Unter der Herausgeberschaft Peter von Matts hat der Poet Philippe Jaccottet die „Lyrik der Romandie“ um sich versammelt. Die persönlich ausgewählten Gedichte finden sich in einer deutsch-französischen Anthologie wieder, jeder Poet erhält eingangs eine private Hommage aus Jaccottets Erinnerungsfundus. Dieser stimmt so nicht nur poetisch ins Poesiemeer ein, sondern erinnert, reflektiert, kritisiert, und schwelgt zugleich im Vergangenen der Zeit. Chronologisch lässt Philippe Jaccottet siebzehn Autoren sprechen, darunter eine Autorin. Während die Erstgenannten noch im vorvorigen Jahrhundert geboren wurden, leben Letztere noch. Jüngere Autoren aus der Romandie, also den französischsprachigen Kantonen Genf, Waadt, Neuenburg und Jura, fehlen.

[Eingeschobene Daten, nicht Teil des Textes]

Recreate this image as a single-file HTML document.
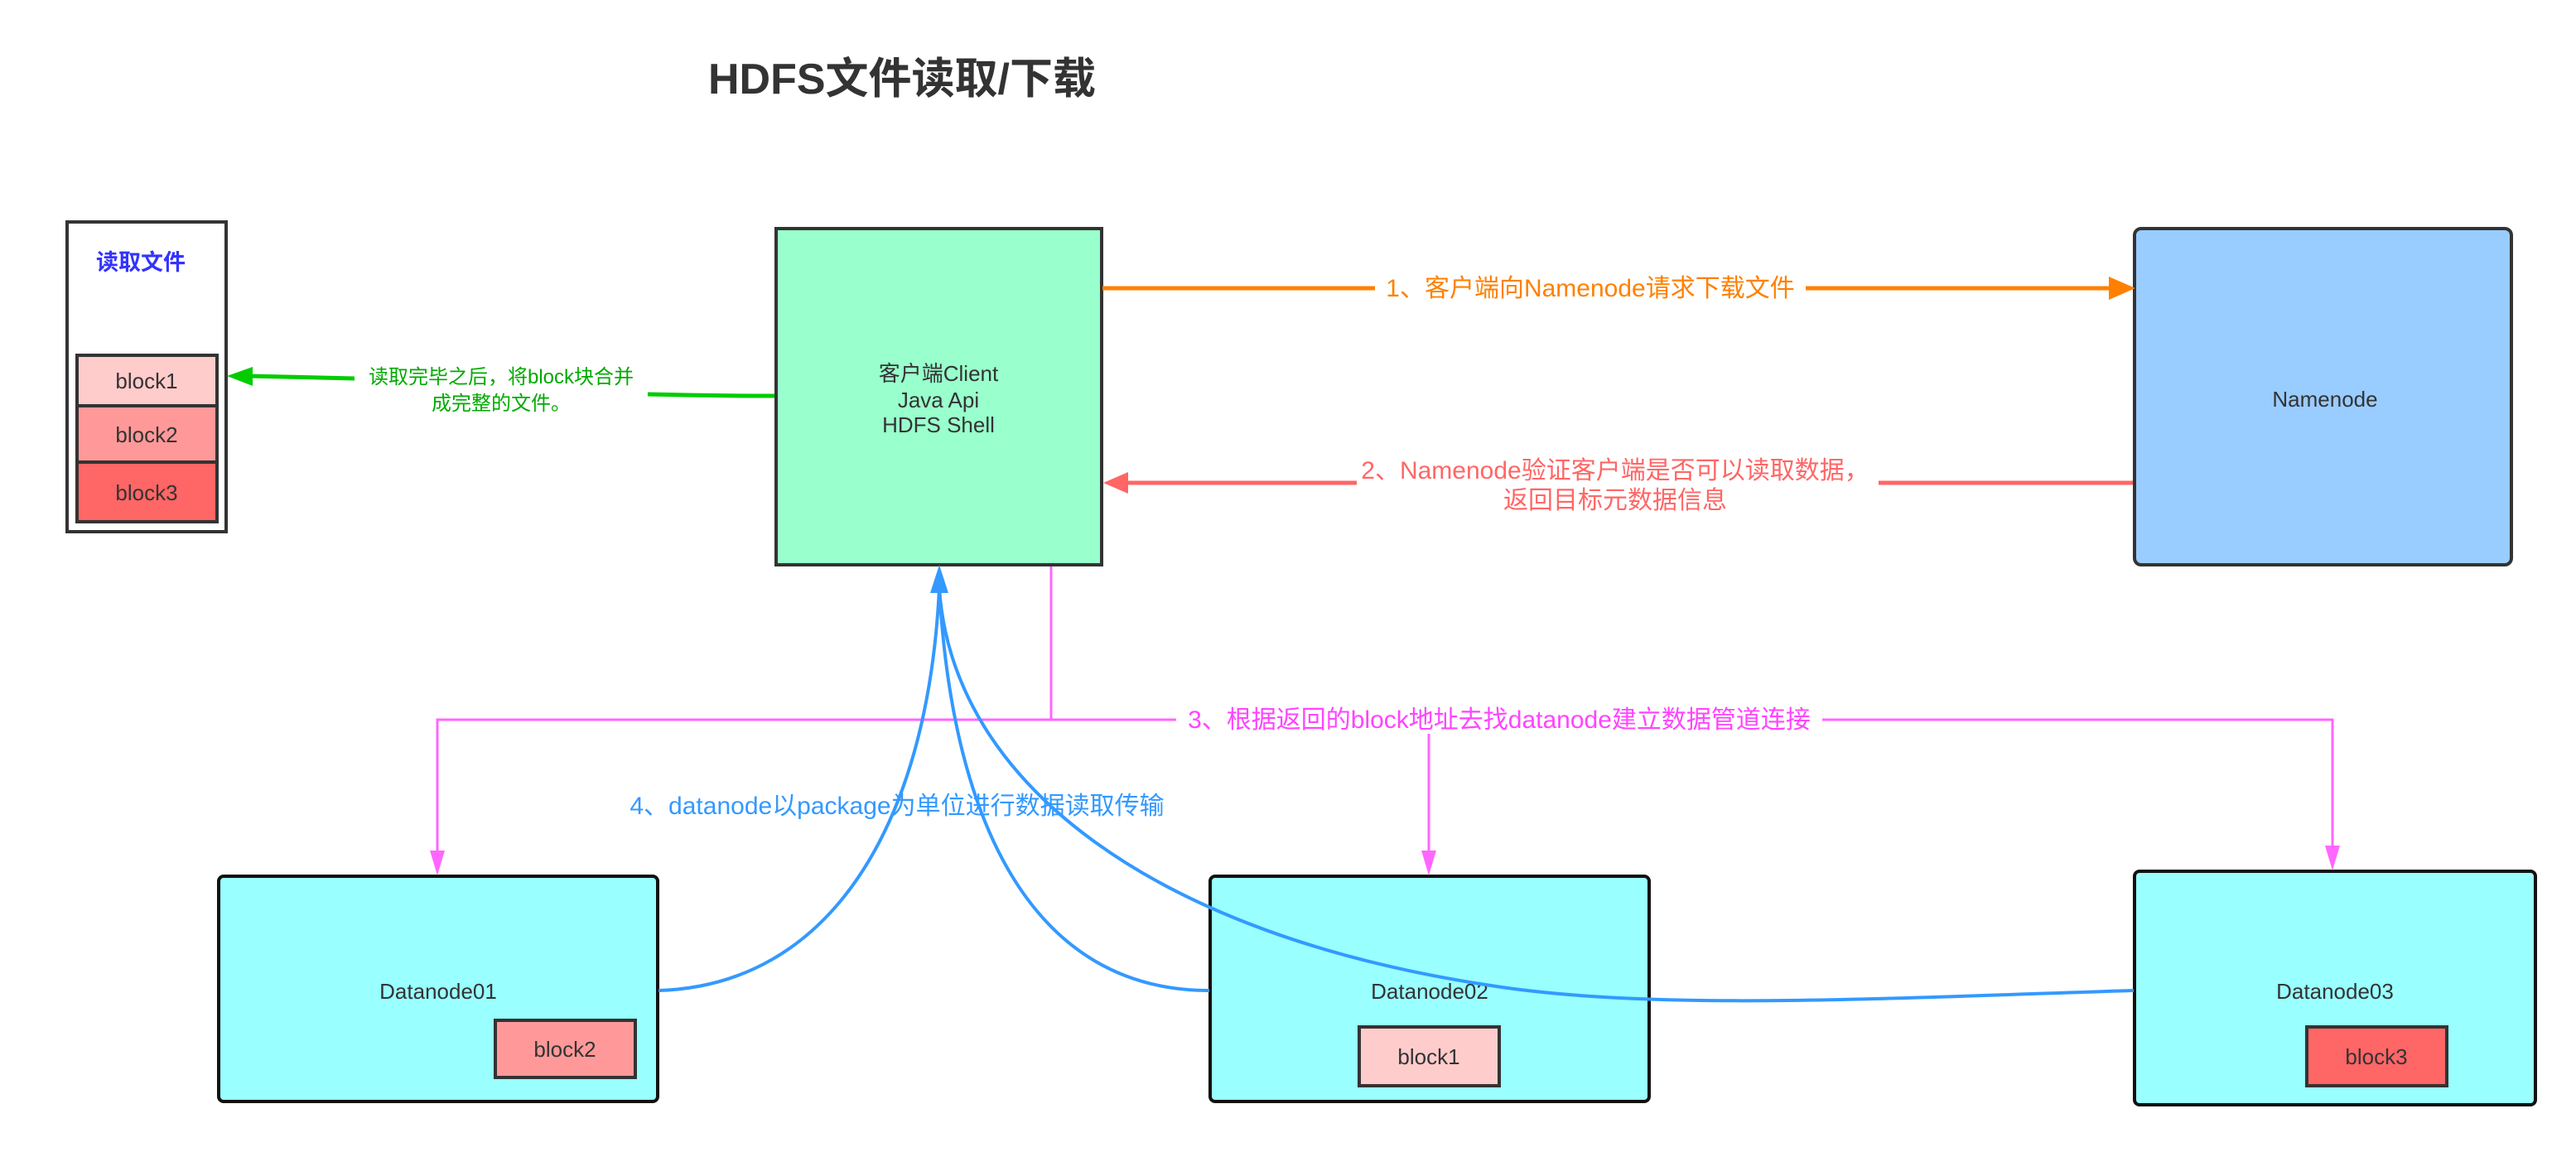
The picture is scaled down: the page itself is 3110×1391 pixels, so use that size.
<!DOCTYPE html>
<html><head><meta charset="utf-8"><style>
html,body{margin:0;padding:0;background:#fff;}
svg text{font-family:"Liberation Sans","Noto Sans CJK SC",sans-serif;}
</style></head><body>
<svg width="3110" height="1386" viewBox="0 0 3110 1386" xmlns="http://www.w3.org/2000/svg">
<rect width="3110" height="1386" fill="#fff"/>
<text x="1089" y="113" font-size="52" font-weight="bold" fill="#333" text-anchor="middle">HDFS文件读取/下载</text>

<!-- file box -->
<rect x="81" y="268" width="192" height="374" fill="#fff" stroke="#333" stroke-width="4"/>
<text x="170" y="326" font-size="27" font-weight="bold" fill="#3333ff" text-anchor="middle">读取文件</text>
<rect x="93" y="429" width="169" height="61" fill="#FFCCCC" stroke="#333" stroke-width="4"/>
<rect x="93" y="490" width="169" height="68" fill="#FF9999" stroke="#333" stroke-width="4"/>
<rect x="93" y="558" width="169" height="72" fill="#FF6666" stroke="#333" stroke-width="4"/>
<text x="177" y="469" font-size="26" fill="#333" text-anchor="middle">block1</text>
<text x="177" y="534" font-size="26" fill="#333" text-anchor="middle">block2</text>
<text x="177" y="604" font-size="26" fill="#333" text-anchor="middle">block3</text>

<!-- client -->
<rect x="937" y="276" width="393" height="406" fill="#99FFCC" stroke="#333" stroke-width="4"/>
<text x="1133" y="460" font-size="26" fill="#333" text-anchor="middle">客户端Client</text>
<text x="1133" y="492" font-size="26" fill="#333" text-anchor="middle">Java Api</text>
<text x="1133" y="522" font-size="26" fill="#333" text-anchor="middle">HDFS Shell</text>

<!-- namenode -->
<rect x="2577" y="276" width="455" height="406" rx="8" fill="#99CCFF" stroke="#333" stroke-width="4"/>
<text x="2807" y="491" font-size="26" fill="#333" text-anchor="middle">Namenode</text>

<!-- green arrow -->
<path d="M935,478 C880,478 820,477 782,476" fill="none" stroke="#00CC00" stroke-width="5"/>
<path d="M428,457 L300,454" fill="none" stroke="#00CC00" stroke-width="5"/>
<polygon points="274,454 305,443 305,466" fill="#00CC00"/>
<text x="605" y="463" font-size="24" fill="#00AA00" text-anchor="middle">读取完毕之后，将block块合并</text>
<text x="605" y="495" font-size="24" fill="#00AA00" text-anchor="middle">成完整的文件。</text>

<!-- orange arrow -->
<line x1="1331" y1="348" x2="1660" y2="348" stroke="#FF8000" stroke-width="5"/>
<line x1="2180" y1="348" x2="2550" y2="348" stroke="#FF8000" stroke-width="5"/>
<polygon points="2578,348 2546,334 2546,362" fill="#FF8000"/>
<text x="1920" y="358" font-size="30" fill="#FF8000" text-anchor="middle">1、客户端向Namenode请求下载文件</text>

<!-- red arrow -->
<line x1="2575" y1="583" x2="2268" y2="583" stroke="#FF6666" stroke-width="5"/>
<line x1="1638" y1="583" x2="1360" y2="583" stroke="#FF6666" stroke-width="5"/>
<polygon points="1332,583 1362,570 1362,596" fill="#FF6666"/>
<text x="1950" y="578" font-size="30" fill="#FF6666" text-anchor="middle">2、Namenode验证客户端是否可以读取数据，</text>
<text x="1950" y="614" font-size="30" fill="#FF6666" text-anchor="middle">返回目标元数据信息</text>

<!-- datanodes -->
<rect x="264" y="1058" width="530" height="272" rx="6" fill="#99FFFF" stroke="#111" stroke-width="4"/>
<rect x="1461" y="1058" width="530" height="272" rx="6" fill="#99FFFF" stroke="#111" stroke-width="4"/>
<rect x="2577" y="1052" width="484" height="282" rx="6" fill="#99FFFF" stroke="#111" stroke-width="4"/>
<text x="529" y="1206" font-size="26" fill="#333" text-anchor="middle">Datanode01</text>
<text x="1726" y="1206" font-size="26" fill="#333" text-anchor="middle">Datanode02</text>
<text x="2819" y="1206" font-size="26" fill="#333" text-anchor="middle">Datanode03</text>
<rect x="598" y="1232" width="169" height="69" fill="#FF9999" stroke="#333" stroke-width="4"/>
<text x="682" y="1276" font-size="26" fill="#333" text-anchor="middle">block2</text>
<rect x="1641" y="1240" width="169" height="71" fill="#FFCCCC" stroke="#333" stroke-width="4"/>
<text x="1725" y="1285" font-size="26" fill="#333" text-anchor="middle">block1</text>
<rect x="2785" y="1240" width="169" height="71" fill="#FF6666" stroke="#333" stroke-width="4"/>
<text x="2869" y="1285" font-size="26" fill="#333" text-anchor="middle">block3</text>

<!-- pink connectors -->
<g stroke="#FF66FF" fill="none">
<path d="M1269,684 L1269,869 L1420,869" stroke-width="3"/>
<path d="M1269,869 L528,869 L528,1030" stroke-width="3"/>
<path d="M2200,869 L2816,869 L2816,1025" stroke-width="3"/>
<path d="M1725,886 L1725,1030" stroke-width="3"/>
</g>
<g fill="#FF66FF">
<polygon points="528,1057 519,1027 537,1027"/>
<polygon points="1725,1057 1716,1027 1734,1027"/>
<polygon points="2816,1051 2807,1021 2825,1021"/>
</g>
<text x="1810" y="879" font-size="30" fill="#FF44FF" text-anchor="middle">3、根据返回的block地址去找datanode建立数据管道连接</text>

<!-- blue curves -->
<g stroke="#3399FF" stroke-width="4" fill="none">
<path d="M795,1196 C1000,1190 1120,1000 1134,710"/>
<path d="M1460,1196 C1250,1196 1150,1000 1134,710"/>
<path d="M2576,1196 C2300,1204 2000,1222 1800,1190 C1400,1130 1150,950 1134,710"/>
</g>
<polygon points="1134,682 1123,716 1145,716" fill="#3399FF"/>
<rect x="750" y="950" width="666" height="40" fill="#fff" opacity="0"/>
<text x="1083" y="983" font-size="30" fill="#3399FF" text-anchor="middle">4、datanode以package为单位进行数据读取传输</text>
</svg>
</body></html>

„Je näher ich trete, je mehr weich ich zurück. […] Das Gelände, das uns einschließt, es brennt.“ Diese Zeilen aus einem Gedicht Pierre-Louis Mattheys geben einen intensiven Vorgeschmack auf diesen Poesieband. Nicht umsonst beschränkt sich diese Ausgabe auf einen kleinen, einen besonderen Teil französischsprachiger Poesie. Es handelt sich um eine Sprache aus dem Gebirge. Viele der Dichter verließen ihre Heimat selten, bisweilen nie. Einsiedlerisch, einsam, rau wirken die einen, überwältigend naturnah und puristisch erfrischend die anderen Poeme. Fast ausnahmslos ziehen sich die Gedichte über viele Seiten hin. Balladesk, respektive ins prosaisch Lyrische ausufernd sucht man das „klassische Gedicht“ vergebens. Man reimt in der Westschweiz nicht mit System. Der Klang speist sich aus dem Inneren und mit Passion. Wie ein Gebirgsbach dringt die kühle Frische hinauf und spült die Gedanken des Rezipienten frei.

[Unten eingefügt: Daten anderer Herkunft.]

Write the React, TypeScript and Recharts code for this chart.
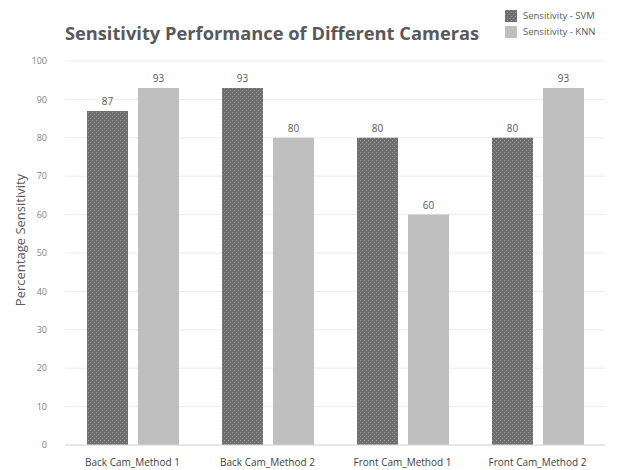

Interessant ist, dass sich die praktizierte Formfreiheit stringent bis in die Gegenwart fortspinnt. Jaccottet äußert sich zu diesem Phänomen im Nachwort. Er erklärt den Charakter dieser Gebirgspoesie, bittet – unnötigerweise – beinahe um Verständnis für „mangelnde Phantasie“ und einen „Sinn für Maß und Ernst“. Bisweilen assoziiert er geschichtliche Ereignisse und die nachbarschaftlichen Einflüsse Frankreichs, um Inhalte herauszukristallisieren. Diese Hinweise des Eingeweihten verhelfen dem Leser zu einem besseren Verständnis.
Seit Längerem ist ein genereller Trend zurück zur Naturlyrik zu erkennen. Die Poesie aus der Romandie mitsamt ihrem Hauptmotiv „Natur“ wirkt demnach gar nicht verstaubt und Jaccottet braucht diese lang währende Tradition nicht zu rechtfertigen. Gerade der authentische, aufrichtige Duktus versprüht doch diese Intensität, die den Leser auf eine Reise durchs Gebirge schickt.
Von Stephanie Tölle
Literaturangaben:
JACCOTTET, PHILIPPE (Hrsg.): Die Lyrik der Romandie. Eine zweisprachige Anthologie. Übersetzt von Elisabeth Edl und Wolfgang Matz. Nagel & Kimche, München / Zürich 2008. 261 S., 21,50 €.